If you’re a student like me who accomplished more outside the classroom but couldn’t achieve the high GPA that was expected—you’re freaking out about your low GPA and comparing yourself to other classmates.

Luckily, we asked a career expert Alison Green who answers questions daily on Ask a Manager about the importance of our GPA on our resumés.

Alison receives 2 million visits each month and has been recognized as a Forbes Most Influential Career Site, won a 2013 Bloggie Award (Best Topical Blog), is syndicated in Money Magazine and Inc., and has been featured in USA Today, The Wall St. Journal, Business Insider, CBS News, ABCnews.com, Fox Business News, Marketplace, Glamour, and more.

According to Alison, your GPA matters the most when you’re applying for your first job after college and after that—it won’t even matter.

“In most fields, you’ll never be asked for it again after that. Your GPA stops mattering after you’re out of school and have started your career. There are a couple of exceptions to this, like law, but generally no one will care once you’re working. This is one of those things where being in school warps your perspective on what employers care about.”

While some are able to juggle extra curricular activities and academics simultaneously, there are are others who accomplish more outside of the classroom but are worried that a low GPA will affect them in the long run.

Alison tells The Tab if you have outstanding achievements outside of the classroom, but your GPA is low–you should not be discouraged and just not mention it in your resumé at all.

“Leave your GPA off your resume. Focus on work history and work accomplishments. Extracurriculars don’t really matter unless you have a leadership role where you did real work.
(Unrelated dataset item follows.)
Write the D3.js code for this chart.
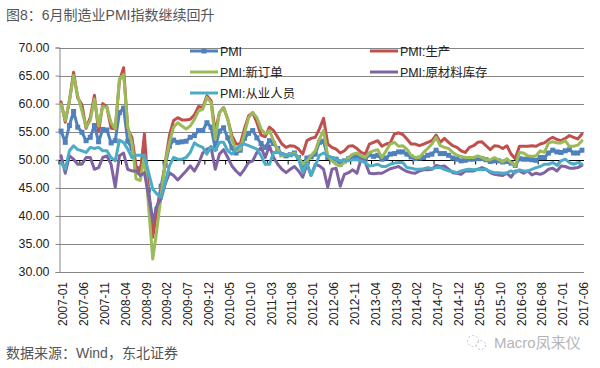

What employers want to see are jobs and internships.”

In one of the questions she answered on her website, Alison answered if hiring managers really care about your GPA.

“Once your students have been out of school long enough to have real-world work accomplishments, their GPA will become pretty meaningless.

Its value is as a rough stand-in when they don’t yet have real work experience to point to, in order to demonstrate what they might be capable of. And even then, most employers know that it’s an imperfect gauge; lots of people with high GPAs end up doing mediocre work, and lots of people with unimpressive GPAs end up excelling in their careers. But early in your career when there isn’t much of a track record to look at, some employers will use GPA as a predictor of how well a person is likely to do. But even in those cases, they’re not typically looking for perfect 4.0’s — they’re looking for high 3s.”

While many of us might think academics is important as college students, we should also not forget to accomplish more outside of the classroom.

Alison tells The Tab the most important thing to include in your resume should be your work history, jobs and internships and a track record of achievement in those.

A 4.0 GPA might be something to cool to tell your family, but remember making yourself the full package is more impressive to future employers.